Peraltro, se rimaniamo sul terreno dell’agnosticismo con il “probabilmente”, è facile che molte più persone si riconoscano nello slogan. Buttarla sull’ateismo assolutista e militante è pericoloso, perché ci fa passare per dogmatici come e più dei preti, e perché genera un rifiuto “di pancia” nel 99% degli italiani, che il senso religioso l’hanno bevuto col latte materno.

E poi, in generale: non è mai utile uno slogan che dice “gli altri sbagliano”, è sempre meglio uno slogan propositivo, che affermi una verità senza bisogno di negarne esplicitamente un’altra.

Avrei trovato utile, al limite, una bella frase di un autore classico, che stimolasse la riflessione.
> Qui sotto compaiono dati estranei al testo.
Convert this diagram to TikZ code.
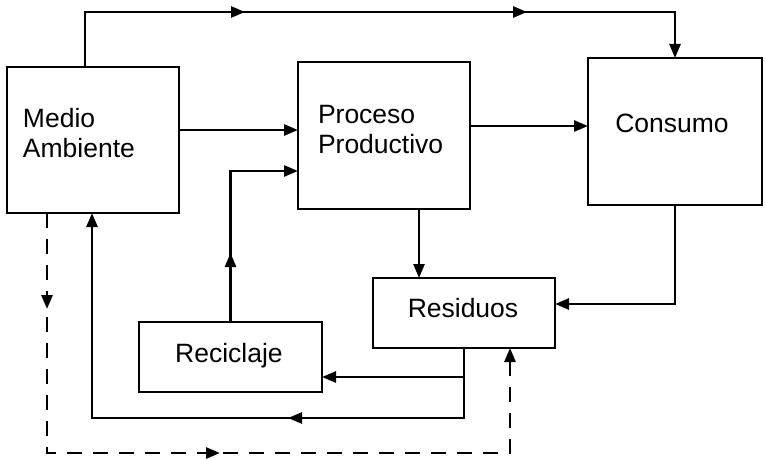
\documentclass[tikz,border=0pt]{standalone}
\usepackage{fontspec}
\setmainfont{Liberation Sans}
\usetikzlibrary{arrows.meta,decorations.markings}
\begin{document}
\begin{tikzpicture}[x=1pt,y=-1pt,
  >={Triangle[length=14pt,width=11pt]},
  box/.style={draw,line width=2.8pt,inner sep=0pt,outer sep=0pt},
  lbl/.style={inner sep=0pt,outer sep=0pt,font=\fontsize{26.5}{30}\selectfont},
  flow/.style={draw,line width=2.6pt},
  dflow/.style={draw,line width=2.6pt,dash pattern=on 15pt off 11pt},
  mid/.style={postaction={decorate,decoration={markings,mark=at position #1 with {\arrow{>}}}}}
]
\useasboundingbox (0,0) rectangle (766,460);
% boxes
\node[box,minimum width=172pt,minimum height=146pt] (ma) at (93,140) {};
\node[box,minimum width=172pt,minimum height=147pt] (pp) at (384,135.5) {};
\node[box,minimum width=174pt,minimum height=147pt] (co) at (675,131.5) {};
\node[box,minimum width=182pt,minimum height=70pt] (re) at (464,313) {};
\node[box,minimum width=183pt,minimum height=70pt] (rc) at (230.5,357) {};
% texts
\node[lbl,anchor=base west,align=left] (tma) at (23,157) {Medio\\Ambiente};
\node[lbl,anchor=base west,align=left] (tpp) at (318,153) {Proceso\\Productivo};
\node[lbl,anchor=base] (tco) at (672,132) {Consumo};
\node[lbl,anchor=base] (tre) at (463,317) {Residuos};
\node[lbl,anchor=base] (trc) at (229,362) {Reciclaje};
% helper coordinates
\coordinate (top) at (85,12);
\coordinate (pin2) at ([yshift=-35.5pt]pp.west);
\coordinate (rin) at ([yshift=9pt]re.east);
\coordinate (rcin) at ([yshift=-20pt]rc.east);
\coordinate (bl) at (92,418);
\coordinate (d1) at (47,453);
\coordinate (d2) at (510,453);
% connectors
\draw[flow,->,mid=215pt,mid=497pt] (top |- ma.north) -- (top) -- (top -| co.north) -- (co.north);
\draw[flow,->] ([yshift=10pt]ma.east) -- ([yshift=10pt]ma.east -| pp.west);
\draw[flow,->,mid=69pt] (rc.north) -- (rc.north |- pin2) -- (pin2);
\draw[flow,->] ([yshift=9.5pt]pp.east) -- ([yshift=9.5pt]pp.east -| co.west);
\draw[flow,->] ([xshift=35pt]pp.south) -- ([xshift=35pt]pp.south |- re.north);
\draw[flow,->] (co.south) -- (co.south |- rin) -- (rin);
\draw[flow,->] (re.south) -- (re.south |- rcin) -- (rcin);
\draw[flow,->,mid=246pt] (re.south) -- (re.south |- bl) -- (bl) -- (bl |- ma.south);
\draw[dflow,->,mid=96pt,mid=413pt] (d1 |- ma.south) -- (d1) -- (d2) -- (d2 |- re.south);
\end{tikzpicture}
\end{document}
A me piace questa, per esempio:

Quando faccio il bene, mi sento bene. Quando faccio il male, mi sento male. Questa è la mia religione. (Abramo Lincoln)

Ma soprattutto, porco cane, nello slogan c’è una virgola tra soggetto e verbo.

Sul proprio corpo, l’individuo è sovrano

L’ho scoperto grazie a Buraku, ve lo segnalo: a Roma e Milano, l’Associazione Luca Coscioni fornisce assistenza immediata, anche durante il fine settimana, alle donne che si sono viste negare la ricetta per la pillola del giorno dopo. Assistenza significa: intanto vi forniscono subito la ricetta, e poi vi spiegano come denunciare i medici e le strutture che vi hanno negato un diritto sancito e tutelato (in teoria) da una legge dello Stato.

Purtroppo il servizio è attivo soltanto a Roma e Milano. Speriamo venga esteso presto ad altre città, perché in provincia la situazione è ancora più difficile (vedi cosa accade per esempio a Perugia, mia città natale; e in teoria l’Umbria sarebbe una delle ultime “regioni rosse” rimaste in Italia. In teoria.)

(Per chi ancora non lo sapesse, la “pillola del giorno dopo” non è un presidio abortivo, quindi l’obiezione di coscienza su questo farmaco, da parte di medici e/o farmacisti, è ILLEGALE. Giova ripeterlo.)

17 maggio: giornata mondiale contro l’omofobia

Come da oggetto. Dopodomani, sabato 17. Quest’anno le manifestazioni cittadine (almeno quelle del centro-nord) confluiscono tutte a Verona, per dare più visibilità al corteo. Mi pare un’idea saggia. Qui tutte le iniziative città per città.

Come al solito, a Milano quasi nulla, almeno fino al Pride del 7 giugno. Mi dispiace tuttavia di non poter essere a Perugia questo fine settimana:

ore 18:00
Piazza della Repubblica, Perugia
Omofobia in piazza “Adotta un finocchio”
(con il patrocinio del Comune di Perugia)

Patrocinio del comune, eh, vorrei dire. Quassù è un bel pezzo che il Comune non patrocina un fico secco. Figuriamoci altri ortaggi.